“Very nice to meet you,” Roz said. Then she looked down at the youngest one. “And who is the little one right here? Shane, I’ll bet.”
He was standing in front of Gloria. Gloria had her hands on his shoulder. “This is Shane,” she said. “Our baby brother.”
“He’s not our biological brother,” Adrian pointed out. “But Dad supports him. So we treat him as if he’s one of us. Dad considers him his son.”
Roz knelt down to Shane. Of all five children, he seemed the saddest to her. “Nice to meet you, Shane,” she said, extending her hand.
But Shane didn’t shake it. He, in fact, turned away from her and buried his face against Gloria.
“He’s shy,” Gloria said, and Roz smiled too and stood up. But she knew better than that. Shyness was one thing. Sadness was something else.
Mick watched intensely as Roz turned to the final child: the teenager. She extended her hand. “Hi, I’m Roz,” she said.
“Hi, I’m not,” he said with bite in his voice.
Roz removed her extended hand, but she didn’t let him remove her smile.
“Just tell the lady your name, Joey,” Teddy said. “Don’t be such a prick!”
“Fuck you, Teddy. I’ll be whatever I wanna be. You don’t tell me what to do!”
Another distressed child. Didn’t Mick realize what condition these children were in? “Anyway, everybody sit back down,” she insisted, and they all did. “Do you want something to drink before dinner?”
“Dad’s butler already offered,” Teddy said. “We’re fine.”
Teddy didn’t appear to be the oldest, but he was definitely the leader. Mick through and through, she thought, as she sat down on the second sofa in the living room. “I’m glad all of you could make it on such short notice.”
“Are you kidding?” Adrian asked. “We’re just happy Dad invited us at all. We would have dropped everything and came even if his secretary called us with a two minute notice.”
Roz didn’t understand. “His secretary?”
“Yeah,” Adrian said. “She’s the one who calls us whenever Dad wants to see us.”
Roz found that extraordinary. Mick didn’t call them himself? She knew he was busy, but these were his children! “I see,” she said.
“It’s been so long since we got the call,” Ted said, “that we were shocked when it came.”
“It’s been that long?” Roz asked.
They all nodded their heads.
“How long?”
Teddy, Adrian, and Gloria looked at each other. “Two years?” Gloria looked at her brothers for confirmation.
Teddy nodded. “Yeah, I think you’re right, Glo. It’s been about that. It’s been about two years since we got together like this.”
Roz was astounded. So astounded that Mick finally gave up his perch upstairs and began heading down. When he arrived, and his children saw him coming, they all stood quickly. And nervously, Roz noticed.
“Well hello everybody!” Mick spoke jovially as he came toward his children. He had a smile on his face that Roz had never seen before.

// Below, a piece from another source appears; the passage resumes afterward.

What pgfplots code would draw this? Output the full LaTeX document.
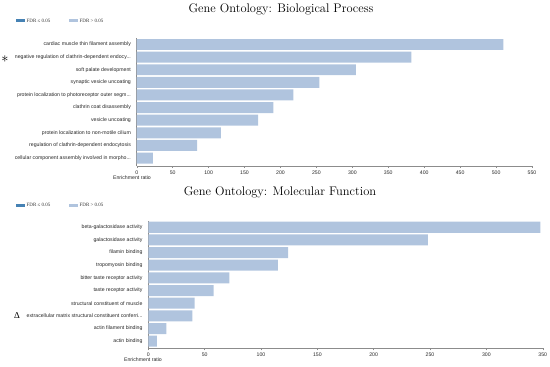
\documentclass[border=0pt]{standalone}
\usepackage{pgfplots}
\pgfplotsset{compat=1.18}
\usepackage{fontspec}
\setmainfont{Liberation Serif}
\newfontfamily\labfont{Liberation Sans}
\newfontfamily\titfont{Latin Modern Roman}
\definecolor{barc}{HTML}{B0C4DE}
\definecolor{darkc}{HTML}{4682B4}
\newcommand{\trl}{...}
\pgfplotsset{
  gobar/.style={
    xbar, scale only axis, anchor=south west,
    xmin=0, ytick={0,1,2,3,4,5,6,7,8,9},
    bar width=0.87,
    axis x line*=bottom, axis y line*=left,
    axis line style={black!45, line width=0.5pt},
    x tick style={black!45, line width=0.4pt},
    ytick style={draw=none},
    tick align=outside, major tick length=2bp,
    tick label style={font=\labfont\fontsize{5.2}{6}\selectfont, text=black!85},
    /pgf/number format/assume math mode=true,
    xticklabel style={yshift=1bp},
    yticklabel style={xshift=-0.3bp},
    clip=false,
  }
}
\begin{document}
\begin{tikzpicture}[x=1bp,y=1bp]
\path[use as bounding box] (0,0) rectangle (550,366);
% ---------- top chart
\node[font=\titfont\fontsize{12.5}{14}\selectfont] at (281,357) {Gene Ontology: Biological Process};
\fill[darkc] (16,344) rectangle (25,347);
\node[anchor=west, font=\fontsize{5}{6}\selectfont, text=black!80, inner sep=0] at (26.5,345.5) {FDR ≤ 0.05};
\fill[barc] (69,344) rectangle (78,347);
\node[anchor=west, font=\fontsize{5}{6}\selectfont, text=black!80, inner sep=0] at (79.5,345.5) {FDR > 0.05};
\node[font=\fontsize{15}{15}\selectfont] at (5,307) {$\ast$};
\begin{axis}[gobar,
  at={(136.7bp,200bp)}, width=395.3bp, height=127.8bp,
  xmax=550, xtick={0,50,100,150,200,250,300,350,400,450,500,550},
  ymin=-0.63, ymax=9.5,
  yticklabels={
    {cellular component assembly involved in morpho\trl},
    {regulation of clathrin-dependent endocytosis},
    {protein localization to non-motile cilium},
    {vesicle uncoating},
    {clathrin coat disassembly},
    {protein localization to photoreceptor outer segm\trl},
    {synaptic vesicle uncoating},
    {soft palate development},
    {negative regulation of clathrin-dependent endocy\trl},
    {cardiac muscle thin filament assembly}},
]
\addplot[fill=barc, draw=none] coordinates {(22.5,0) (84,1) (117,2) (169,3) (190,4) (218,5) (254,6) (305,7) (382,8) (510,9)};
\end{axis}
\node[font=\labfont\fontsize{5.2}{6}\selectfont, text=black!85] at (132,188) {Enrichment ratio};
% ---------- bottom chart
\node[font=\titfont\fontsize{12.5}{14}\selectfont] at (280,174) {Gene Ontology: Molecular Function};
\fill[darkc] (16,159.5) rectangle (25,162.5);
\node[anchor=west, font=\fontsize{5}{6}\selectfont, text=black!80, inner sep=0] at (26.5,161) {FDR ≤ 0.05};
\fill[barc] (69,159.5) rectangle (78,162.5);
\node[anchor=west, font=\fontsize{5}{6}\selectfont, text=black!80, inner sep=0] at (79.5,161) {FDR > 0.05};
\node[font=\fontsize{9}{10}\selectfont] at (17,50.5) {Δ};
\begin{axis}[gobar,
  at={(148.3bp,17.7bp)}, width=394.4bp, height=127.4bp,
  xmax=350, xtick={0,50,100,150,200,250,300,350},
  ymin=-0.56, ymax=9.5,
  yticklabels={
    {actin binding},
    {actin filament binding},
    {extracellular matrix structural constituent conferri\trl},
    {structural constituent of muscle},
    {taste receptor activity},
    {bitter taste receptor activity},
    {tropomyosin binding},
    {filamin binding},
    {galactosidase activity},
    {beta-galactosidase activity}},
]
\addplot[fill=barc, draw=none] coordinates {(7.5,0) (16,1) (39,2) (41,3) (58,4) (72,5) (115,6) (124,7) (248,8) (348,9)};
\end{axis}
\node[font=\labfont\fontsize{5.2}{6}\selectfont, text=black!85] at (143,6) {Enrichment ratio};
\end{tikzpicture}
\end{document}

Not that it was completely void of warmth and affection, but it was certainly lacking something.
They all literally got in line, as they waited to be hugged by Mick. And Mick hugged each one, from his two oldest sons, to his daughter whom he also kissed, to the two younger ones. Although those two didn’t want to have anything to do with Roz, they seemed thrilled to be hugged by Mick. In fact, Roz noticed something remarkable. All five of Mick’s children kept their hands on him, even after their hug, as if they wanted just a touch of him. They continued to surround him as if they were surrounding a prized possession.
And even after he lifted little Shane into his arms and told them to have a seat, they all followed him as if they were attached to him. He sat in the middle of the sofa, with Shane on his lap, but to Roz’s shock all of his other children also piled onto that same couch. Gloria sat on one side of Mick, Joey sat on the other side of Mick, and Teddy and Adrian rode shotgun on the ends. Seemingly starved for their father’s attention. It was as beautiful to Roz as it was tragic.
To the untrained eye, Mick would appear as if he was completely comfortable with his five children. He was asking them how they were doing, they were all telling him how great they were doing, and it seemed picture perfect. But Roz had a trained eye on Mick. And she saw the stress and strain. She even saw the pain. It was as if they were six people on a couch, pretending to be a family.